The Four-Layered Approach to Data
When people talk about data, they're usually focused on the business value of data, looking at it from a customer and a transactional point of view. They very rarely look at it as operational data and how to improve and enable the IT organization.
There's a four-layered approach. The number one foundation is principles. If there's anything that is going to change the role and the perception of data it is through having well-defined operating principles, not architectural principles.
Operating principles identify the behavior EAs want today, the behavior they want to stop happening, and the reason why. Every good operating principle can be defined as ‘We are going to do X as opposed to Y because we get benefits Z.’ This sets up the foundation for becoming a data-driven organization.”
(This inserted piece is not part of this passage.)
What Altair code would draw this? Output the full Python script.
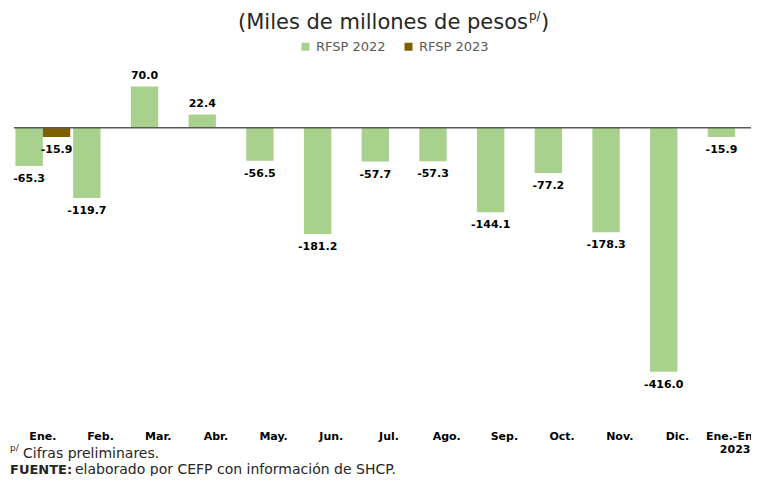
import altair as alt
import pandas as pd

categories = ["Ene.", "Feb.", "Mar.", "Abr.", "May.", "Jun.", "Jul.", "Ago.",
              "Sep.", "Oct.", "Nov.", "Dic.", "Ene.-Ene. 2023"]
values_2022 = [-65.3, -119.7, 70.0, 22.4, -56.5, -181.2, -57.7, -57.3,
               -144.1, -77.2, -178.3, -416.0, -15.9]
categories_2023 = ["Ene."]
values_2023 = [-15.9]
series = ["RFSP 2022", "RFSP 2023"]
colors = ["#A9D18E", "#7F6000"]

rows = [{"mes": c, "serie": series[0], "valor": v} for c, v in zip(categories, values_2022)]
rows += [{"mes": c, "serie": series[1], "valor": v} for c, v in zip(categories_2023, values_2023)]
df = pd.DataFrame(rows)
df["etiqueta"] = df["valor"].map(lambda v: f"{v:.1f}")

FONT = "DejaVu Sans"

base = alt.Chart(df)

x_enc = alt.X("mes:N", sort=categories, title=None,
              scale=alt.Scale(range=[0, 750], paddingInner=0.05, paddingOuter=0.025),
              axis=alt.Axis(labelAngle=0, domain=False, ticks=False, labelPadding=9,
                            labelFont=FONT, labelFontSize=11, labelFontWeight="bold",
                            labelColor="#000000", labelLineHeight=13, labelLimit=200,
                            labelExpr="datum.value == 'Ene.-Ene. 2023' ? ['Ene.-Ene.', '2023'] : datum.label"))
xo_enc = alt.XOffset("serie:N", sort=series, scale=alt.Scale(paddingInner=0, paddingOuter=0))
y_enc = alt.Y("valor:Q", scale=alt.Scale(domain=[-500, 100], nice=False), axis=None)

bars = base.mark_bar().encode(
    x=x_enc, xOffset=xo_enc, y=y_enc,
    color=alt.Color("serie:N", sort=series,
                    scale=alt.Scale(domain=series, range=colors),
                    legend=alt.Legend(title=None, orient="none", legendX=285, legendY=-29,
                                      direction="horizontal", symbolType="square",
                                      symbolSize=64, labelFont=FONT, labelFontSize=13,
                                      labelColor="#595959", columnPadding=16,
                                      labelOffset=4, symbolStrokeWidth=0))
)

zero = alt.Chart(alt.Data(values=[{}])).mark_rule(color="#595959", strokeWidth=1.5).encode(
    y=alt.datum(0, scale=alt.Scale(domain=[-500, 100], nice=False))
)

lab_neg = base.transform_filter("datum.valor < 0").mark_text(
    font=FONT, fontSize=11, fontWeight="bold", color="#000000", baseline="middle", dy=13
).encode(x=alt.X("mes:N", sort=categories), xOffset=alt.XOffset("serie:N", sort=series),
         y="valor:Q", text="etiqueta:N")
lab_pos = base.transform_filter("datum.valor >= 0").mark_text(
    font=FONT, fontSize=11, fontWeight="bold", color="#000000", baseline="middle", dy=-11
).encode(x=alt.X("mes:N", sort=categories), xOffset=alt.XOffset("serie:N", sort=series),
         y="valor:Q", text="etiqueta:N")

one = alt.Data(values=[{}])
def note(text, x, y, size, weight="normal", align="left", color="#262626"):
    return alt.Chart(one).mark_text(font=FONT, fontSize=size, fontWeight=weight,
                                    align=align, baseline="alphabetic", color=color).encode(
        x=alt.value(x), y=alt.value(y), text=alt.value(text))

title_main = note("(Miles de millones de pesos", 514, -40, 21, align="right")
title_sup = note("p/", 515, -49, 12)
title_close = note(")", 527, -40, 21)
foot_sup = note("p/", -4, 382, 9)
foot1 = note("Cifras preliminares.", 9, 389, 14)
foot2a = note("FUENTE:", -4, 405, 13, weight="bold")
foot2b = note("elaborado por CEFP con información de SHCP.", 61, 405, 14)

chart = alt.layer(bars, zero, lab_neg, lab_pos, title_main, title_sup, title_close,
                  foot_sup, foot1, foot2a, foot2b).properties(
    width=737, height=352,
    autosize=alt.AutoSizeParams(type="none"),
    padding={"left": 6, "top": 61, "right": 0, "bottom": 55},
).configure(background="white").configure_view(stroke="transparent", strokeWidth=0)

chart.save("out.html", embed_options={"renderer": "svg", "actions": False})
“Embracing automation in the whole of the data ecosystem is the next crucial layer. After that, it’s enhancing data science skills. EAs don’t have to be data architects or data scientists but they must enhance their data skills.”
The final layer is transforming into a truly data-driven organization. To become a data-driven EA, professionals should to focus on four aspects:
- Start with company culture.
- Build data skills.
- Architect for success.
- Consider new dedicated roles.
Skills and Best Practices for Enterprise Architects
To drive change within an organization, Enterprise Architects must think outside the box. They should work on these skills and best practices:
- Develop an effective talent management strategy. Match the needs of the organization to the desires of the employees.
- Focus on outcomes, not output. Understand what people are trying to achieve and align your services and products to those outcomes with a value proposition.
- Improve experience literacy. Understand the customer experience, end-user experience, partner experience, and employee experience.
- Enhance financial literacy. Understand the cost of delivering value to a customer.
- Become a storyteller. Be conscious of the audience and present what they will understand.
- Focus on the business value of technology.